After the fraud had been discovered, a meeting took place at which efforts were made to settle the differences which had arisen. The attorney who was acting for Norins stated that the notes had not been and would not be negotiated, that they were in his control and that he could produce them at any time, and with this Norins agreed, excepting, however, another note not in suit. To the same ultimate effect there was also other testimony. At one meeting Reiss, attorney for Norins, made a proposition looking toward a settlement with a discount of about five per cent for expenses. To this appellant was agreeable. Reiss told him to put the proposition in writing, which defendant did, stating that it was without prejudice. It was not accepted by Norins.
It is probable that Norins and his advisers sought to commit appellant to a writing that would have the effect of showing a ratification with knowledge of the fraud. This may have been a mere trick. In the settlement they proposed a sale by appellant of the stock for notes of a third party to be produced and delivered by them.
About March 5, 1925, appellant attended a stockholders' meeting and voted the shares which were purchased with the note in suit, and was elected a director of the corporation. This also is held to show there had been a ratification and waiver of the fraud as a matter of law. The tender of the stock and the attempt to rescind had at that time been rejected. The appellant's action in promptly disaffirming and demanding the return of the purchase price is important evidence of an intention to disaffirm; and it was thereafter possible for him to protect and preserve the property without losing his right to rescind.

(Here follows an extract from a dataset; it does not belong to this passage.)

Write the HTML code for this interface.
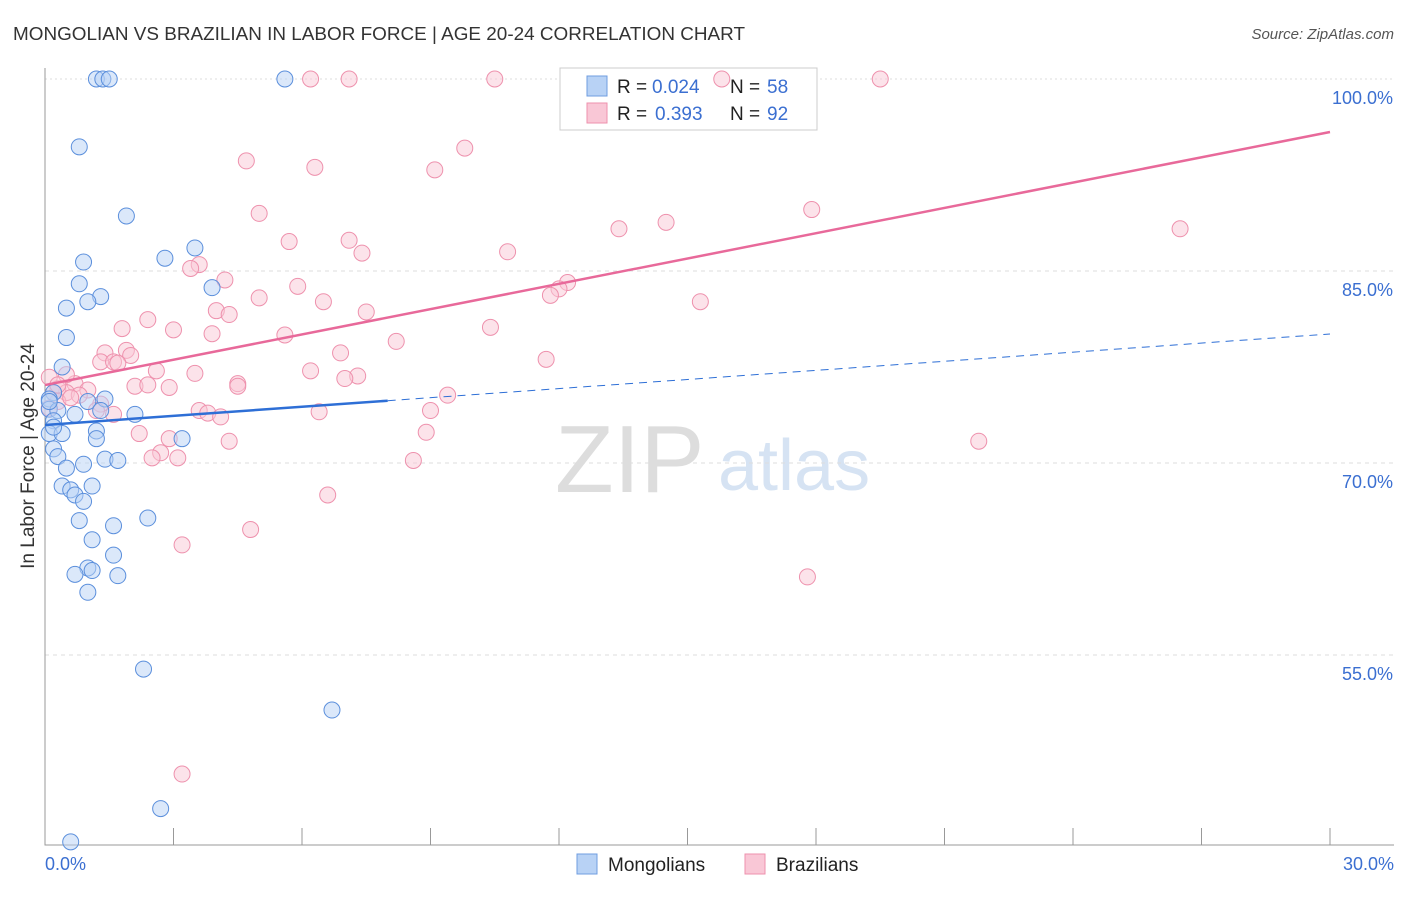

In the case of Weigel v. Cook ( 193 App. Div. 520; mod. and affd., 237 N.Y. 136) the Appellate Division in the Third Department said: "It was their right and duty to preserve the property, and whatever business had been established in connection with it, and the fact of preserving the property and continuing the business during the pendency of the action cannot deprive the plaintiffs of their remedy."
In Cook on Corporations (Vol. 2 [8th ed.], § 356) the law is stated as follows: "Where a party has a right to return the stock and receive back his money, he may, after making a tender, do any acts in regard to the stock reasonably necessary to protect his interest, and yet not lose his right to rescind."
In view of the evidence that Norins, who sold this stock for ten times the price it was selling for, was responsible for the effort to lead this defendant into what may appear to constitute a ratification, we believe there is at least a question of fact as to whether under the circumstances such a result followed. Although it is true there was an attempt to settle the matter, appellant having offered to return the stock and having demanded the return of the notes, what was then done was aimed at carrying through a settlement which Norins refused to consummate after he and his lawyer had induced plaintiff to write a letter which is now pointed to as showing ratification. The object to be accomplished was the return of the stock for notes executed by responsible persons. This settlement contemplated a rescission of the entire transaction, so far as to put appellant in statu quo excepting for payment of the five per cent discount.
We believe the court should in this case of apparently gross fraud, amounting to theft, protect the appellant and not compel him to make good to a wrongdoer the proceeds of such fraudulent scheme.
The judgment should be reversed and a new trial ordered, with costs to the appellant to abide the event.
DOWLING, P.J., MERRELL, O'MALLEY and PROSKAUER, JJ., concur.
Judgment reversed and new trial ordered, with costs to the appellant to abide the event.